Additional characters with code points ranging from U+10000 to U+10FFFF: Surrogate pairs, which comprise two 2-byte code units, are used to represent these characters.
Byte Order
UTF-16 can have different byte orders, which are referred to as byte order markers (BOM). Big endian (BE) or little endian (LE) byte order is supported.
A BOM is a special character (U+FEFF) that indicates the byte order at the beginning of the text.
Benefits
Characters in BMP can be represented by a single 2-byte code unit, making text indexing and manipulation easier.
UTF-16 supports additional characters through surrogate pairs, allowing for the representation of a large range of characters.
UTF-16 is used as the internal encoding of many programming languages, frameworks, and operating systems, making it well-suited for interoperability.

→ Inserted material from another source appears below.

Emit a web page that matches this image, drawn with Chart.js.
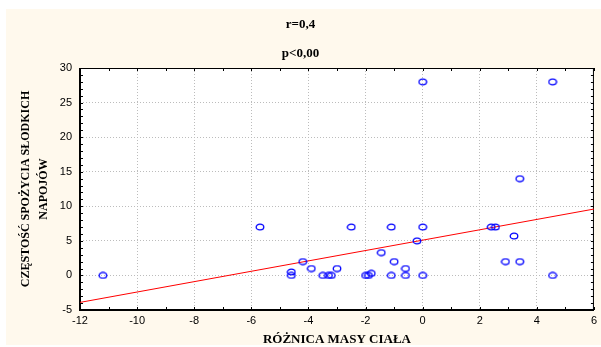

For handling Unicode text, UTF-16 is extensively used in many programming languages (such as Java and C#) and operating systems (such as Windows). It allows for the effective storage of characters in BMP files and the representation of supplemental characters when required.
Difference between UTF-8 and UTF-16
The following table highlights the major differences between UTF-8 and UTF-16 −
Characteristics |
UTF-8 |
UTF-16 |
---|---|---|
Byte Order |
Byte order is not relevant |
Can have different byte orders (big endian or little endian) |
Character Representation |
Characters represented by a sequence of bytes |
Characters represented by 16-bit code units |
Supported Characters |
Supports the entire Unicode character set |
Supports the entire Unicode character set, including supplementary characters |
Usage |
used for web, email, and storage systems |
used in programming languages and operating systems |
Encoding Scheme |
Variable-length encoding scheme |
Fixed-length encoding scheme (2 or 4 bytes) |
Memory Usage |
Requires less memory, especially for ASCII-based texts |
Requires more memory, especially for non-ASCII and supplementary characters |
Conclusion
The decision between UTF-8 and UTF-16 depends on the system's or application's specific requirements. UTF-8 is widely used for ASCII compatibility and is more memory-efficient for ASCII-based content. When a wider range of Unicode characters, including additional characters, must be handled, UTF-16 is frequently used.